I started drinking on the job almost as soon as I started working. I was arrested for Driving Under the Influence 3 times in a period of 10 years. I lost count of how many times, almost all of them in the early-to mid-80s, a couple in the late 70s, that I was picked up and held overnight for being drunk in public. Maybe a dozen times, I'm not sure.

I remember my first cross country trip, taken in the spring of 1978 with some high school friends. I remember driving a hundred miles an hour through the New Mexico desert, very drunk. When we stopped for gas, I got out and fell onto the parking lot. There was a photograph of me from that trip, sitting in the backseat of the car, wearing a straw hat, with a bottle of whiskey in each hand, yelling at the camera.

About 10 years ago I started working on a Selected Early Poems, a compilation of works written between 1972 and 1991. The working title was Blackout Drinking and The Suicide Notes. I threw away all of my paper copies of the poems a couple of years ago. Last week I deleted the pdf of the abandoned work-in-progress.

I drank excessively for 20 years, 1971 to 1991. During the last 9 of those years, I consulted with numerous counselors in a variety of settings. All of them were AA/12-step based, and none of them worked for me. Finally, in the fall of 1991, a counselor told me about the cognitive model of addiction. It worked. I had to put a lot of work into it, but it worked.
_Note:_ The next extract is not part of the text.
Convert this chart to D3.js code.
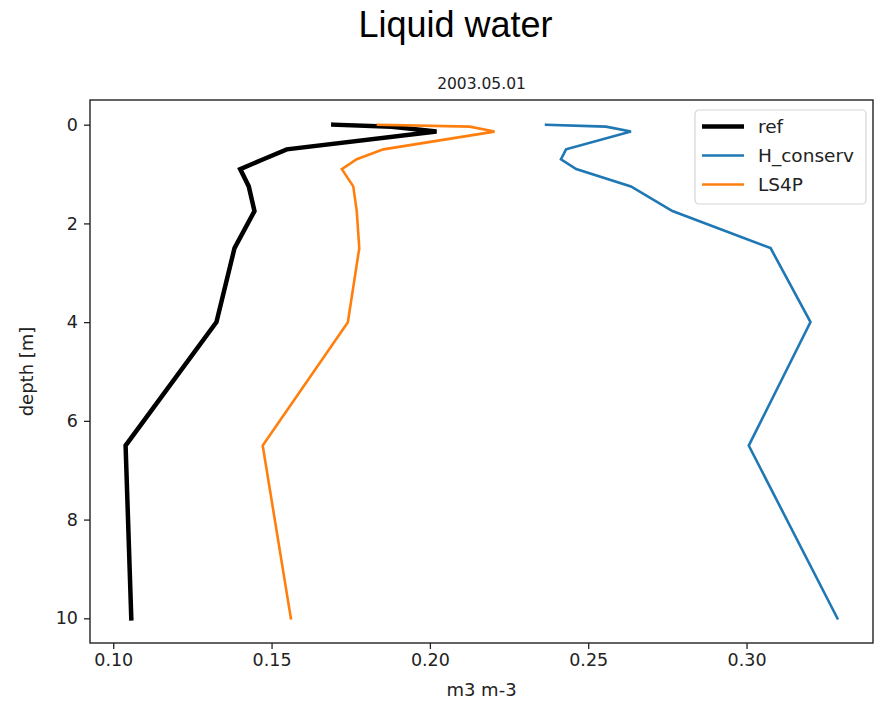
<!DOCTYPE html>
<html>
<head>
<meta charset="utf-8">
<script src="https://cdn.jsdelivr.net/npm/d3@7"></script>
<style>
  body { margin: 0; background: #fff; }
  text { font-family: "DejaVu Sans", sans-serif; fill: #222; }
</style>
</head>
<body>
<div id="chart"></div>
<script>
// depth levels [m]
const depths = [0, 0.04, 0.14, 0.5, 0.7, 0.9, 1.25, 1.75, 2.5, 4, 6.5, 10];
// liquid water content, m3 m-3
const refValues = [0.1695, 0.188, 0.2021, 0.1548, 0.1474, 0.1401, 0.1428, 0.1446, 0.1383, 0.1326, 0.1039, 0.1057];
const hConservValues = [0.2367, 0.2556, 0.2635, 0.2430, 0.2414, 0.2462, 0.2635, 0.2766, 0.3076, 0.3202, 0.3007, 0.3287];
const ls4pValues = [0.1836, 0.2126, 0.2204, 0.1853, 0.1769, 0.1722, 0.1758, 0.1769, 0.1777, 0.1741, 0.1472, 0.1561];
const seriesNames = ["ref", "H_conserv", "LS4P"];
const xTicks = [0.10, 0.15, 0.20, 0.25, 0.30];
const yTicks = [0, 2, 4, 6, 8, 10];

const W = 883, H = 706;
const margin = { top: 100, right: 10, bottom: 63, left: 90 };
const width = W - margin.left - margin.right;
const height = H - margin.top - margin.bottom;

const series = [
  { name: seriesNames[0], values: refValues, color: "#000000", lw: 4.5 },
  { name: seriesNames[1], values: hConservValues, color: "#1f77b4", lw: 2.6 },
  { name: seriesNames[2], values: ls4pValues, color: "#ff7f0e", lw: 2.6 }
];

const svg = d3.select("#chart").append("svg")
  .attr("width", W)
  .attr("height", H);

// matplotlib-style 5% padding on data range
const allVals = [].concat(refValues, hConservValues, ls4pValues);
const xMin = d3.min(allVals), xMax = d3.max(allVals);
const xPad = (xMax - xMin) * 0.05;
const yPad = (d3.max(depths) - d3.min(depths)) * 0.05;

const x = d3.scaleLinear()
  .domain([xMin - xPad, xMax + xPad])
  .range([0, width]);
const y = d3.scaleLinear()
  .domain([d3.max(depths) + yPad, d3.min(depths) - yPad])
  .range([height, 0]);

svg.append("text")
  .attr("x", W / 2 + 14)
  .attr("y", 37)
  .attr("text-anchor", "middle")
  .style("font-family", "'Liberation Sans', Arial, sans-serif")
  .style("font-size", "36px")
  .style("fill", "#000")
  .text("Liquid water");

const g = svg.append("g")
  .attr("transform", "translate(" + margin.left + "," + margin.top + ")");

g.append("text")
  .attr("x", width / 2)
  .attr("y", -11)
  .attr("text-anchor", "middle")
  .style("font-size", "15.5px")
  .text("2003.05.01");

const line = d3.line()
  .x(d => x(d[0]))
  .y(d => y(d[1]));

series.forEach(s => {
  g.append("path")
    .datum(s.values.map((v, i) => [v, depths[i]]))
    .attr("d", line)
    .attr("fill", "none")
    .attr("stroke", s.color)
    .attr("stroke-width", s.lw)
    .attr("stroke-linejoin", "miter")
    .attr("stroke-linecap", "square");
});

// axes
const xAxis = g.append("g")
  .attr("transform", "translate(0," + height + ")")
  .call(d3.axisBottom(x).tickValues(xTicks).tickFormat(d3.format(".2f")).tickSizeOuter(0).tickSize(6).tickPadding(5));
const yAxis = g.append("g")
  .call(d3.axisLeft(y).tickValues(yTicks).tickFormat(d3.format("d")).tickSizeOuter(0).tickSize(6).tickPadding(6));

[xAxis, yAxis].forEach(a => {
  a.select(".domain").remove();
  a.selectAll(".tick line").attr("stroke", "#222").attr("stroke-width", 1.3);
  a.selectAll(".tick text").style("font-size", "17.5px").style("font-family", "'DejaVu Sans', sans-serif").attr("fill", "#222");
});

// frame
g.append("rect")
  .attr("width", width)
  .attr("height", height)
  .attr("fill", "none")
  .attr("stroke", "#222")
  .attr("stroke-width", 1.4);

g.append("text")
  .attr("x", width / 2)
  .attr("y", height + 53)
  .attr("text-anchor", "middle")
  .style("font-size", "18px")
  .text("m3 m-3");

g.append("text")
  .attr("transform", "translate(" + (-57) + "," + (height / 2) + ") rotate(-90)")
  .attr("text-anchor", "middle")
  .style("font-size", "18px")
  .text("depth [m]");

// legend
const legend = g.append("g")
  .attr("transform", "translate(" + (width - 178) + ",10)");
legend.append("rect")
  .attr("width", 171)
  .attr("height", 94)
  .attr("rx", 4)
  .attr("fill", "#fff")
  .attr("fill-opacity", 0.8)
  .attr("stroke", "#d5d5d5")
  .attr("stroke-width", 1.2);

series.forEach((s, i) => {
  const row = legend.append("g")
    .attr("transform", "translate(0," + (16.5 + i * 29) + ")");
  row.append("line")
    .attr("x1", 7)
    .attr("x2", 49)
    .attr("stroke", s.color)
    .attr("stroke-width", s.lw);
  row.append("text")
    .attr("x", 63)
    .attr("dy", "0.35em")
    .style("font-size", "18.5px")
    .text(s.name);
});
</script>
</body>
</html>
I stayed away from alcohol for 7 years. Then, at the perfect midlife age of 42, in 1998, I decided I wanted to drink some more. And I did. Every day for almost exactly 2 years. When I decided I had had enough, I quit. No counselors, no days and weeks and months and years of struggling and miserably failing, I just decided to quit, and did so. The cognitive model of addiction worked for me, once I knew how to use it.
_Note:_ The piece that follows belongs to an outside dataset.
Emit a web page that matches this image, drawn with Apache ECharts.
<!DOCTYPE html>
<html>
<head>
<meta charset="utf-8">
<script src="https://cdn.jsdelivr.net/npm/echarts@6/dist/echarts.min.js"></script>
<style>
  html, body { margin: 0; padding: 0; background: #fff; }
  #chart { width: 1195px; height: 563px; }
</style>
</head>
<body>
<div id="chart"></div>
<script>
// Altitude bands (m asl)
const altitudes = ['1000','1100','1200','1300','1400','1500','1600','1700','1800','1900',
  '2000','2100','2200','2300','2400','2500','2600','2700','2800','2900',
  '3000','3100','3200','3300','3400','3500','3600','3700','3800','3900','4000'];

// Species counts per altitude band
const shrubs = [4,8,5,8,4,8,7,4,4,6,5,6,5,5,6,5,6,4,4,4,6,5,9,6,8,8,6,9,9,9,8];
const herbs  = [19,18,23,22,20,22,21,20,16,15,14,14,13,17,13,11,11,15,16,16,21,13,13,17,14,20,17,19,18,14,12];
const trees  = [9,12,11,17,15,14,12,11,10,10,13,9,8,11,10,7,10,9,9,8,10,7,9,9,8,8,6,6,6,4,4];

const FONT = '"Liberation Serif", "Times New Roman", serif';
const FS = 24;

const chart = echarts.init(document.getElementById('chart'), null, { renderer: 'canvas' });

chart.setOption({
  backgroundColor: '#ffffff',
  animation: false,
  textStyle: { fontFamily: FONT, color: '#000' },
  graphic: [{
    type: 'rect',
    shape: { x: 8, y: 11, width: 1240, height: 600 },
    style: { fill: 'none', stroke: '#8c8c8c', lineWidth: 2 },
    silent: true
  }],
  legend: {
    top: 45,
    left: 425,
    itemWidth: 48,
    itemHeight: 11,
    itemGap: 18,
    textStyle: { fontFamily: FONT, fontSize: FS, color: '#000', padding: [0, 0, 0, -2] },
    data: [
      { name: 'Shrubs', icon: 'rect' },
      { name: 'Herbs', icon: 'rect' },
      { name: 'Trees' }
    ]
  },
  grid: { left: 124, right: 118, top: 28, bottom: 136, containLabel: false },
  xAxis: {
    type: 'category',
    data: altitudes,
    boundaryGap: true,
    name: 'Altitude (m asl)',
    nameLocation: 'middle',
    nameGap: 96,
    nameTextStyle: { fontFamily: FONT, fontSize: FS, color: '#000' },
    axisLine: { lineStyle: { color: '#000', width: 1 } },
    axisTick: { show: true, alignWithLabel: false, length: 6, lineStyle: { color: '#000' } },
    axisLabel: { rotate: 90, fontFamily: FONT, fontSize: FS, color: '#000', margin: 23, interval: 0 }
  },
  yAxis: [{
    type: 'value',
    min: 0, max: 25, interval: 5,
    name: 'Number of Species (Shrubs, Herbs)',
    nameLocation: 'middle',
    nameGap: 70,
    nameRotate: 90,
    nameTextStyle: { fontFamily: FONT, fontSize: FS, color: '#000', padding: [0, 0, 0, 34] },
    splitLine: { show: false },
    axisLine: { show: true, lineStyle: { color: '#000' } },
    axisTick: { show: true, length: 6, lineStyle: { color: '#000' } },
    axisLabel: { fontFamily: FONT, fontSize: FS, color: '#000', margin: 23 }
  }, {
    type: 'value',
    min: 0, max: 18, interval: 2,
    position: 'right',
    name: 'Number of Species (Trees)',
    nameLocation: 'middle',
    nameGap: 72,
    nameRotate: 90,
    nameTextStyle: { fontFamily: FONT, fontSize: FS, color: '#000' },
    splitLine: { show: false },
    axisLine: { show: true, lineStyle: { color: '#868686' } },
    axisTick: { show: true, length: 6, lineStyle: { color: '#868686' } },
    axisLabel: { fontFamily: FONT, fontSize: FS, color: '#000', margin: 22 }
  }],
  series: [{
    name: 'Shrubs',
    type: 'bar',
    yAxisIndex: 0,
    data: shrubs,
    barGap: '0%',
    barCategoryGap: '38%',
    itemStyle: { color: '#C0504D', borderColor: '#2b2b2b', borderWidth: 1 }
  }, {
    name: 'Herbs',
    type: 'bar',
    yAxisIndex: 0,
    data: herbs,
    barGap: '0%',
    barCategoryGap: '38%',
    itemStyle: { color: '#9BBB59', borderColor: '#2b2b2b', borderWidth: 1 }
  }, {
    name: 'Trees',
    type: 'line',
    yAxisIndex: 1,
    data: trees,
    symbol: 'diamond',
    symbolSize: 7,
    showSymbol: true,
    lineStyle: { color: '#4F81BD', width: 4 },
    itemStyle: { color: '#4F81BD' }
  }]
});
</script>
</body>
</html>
I have been alcohol-free for 21 consecutive years, and for 28 of the last 30 years. It might seem like I would be over and done with all of that by now. It should feel like a significant achievement, and most of the time it does, but every now and then something happens to remind me of my drinking days. It doesn't take much. Alcohol is a very dangerous drug. I don't want to ever forget that.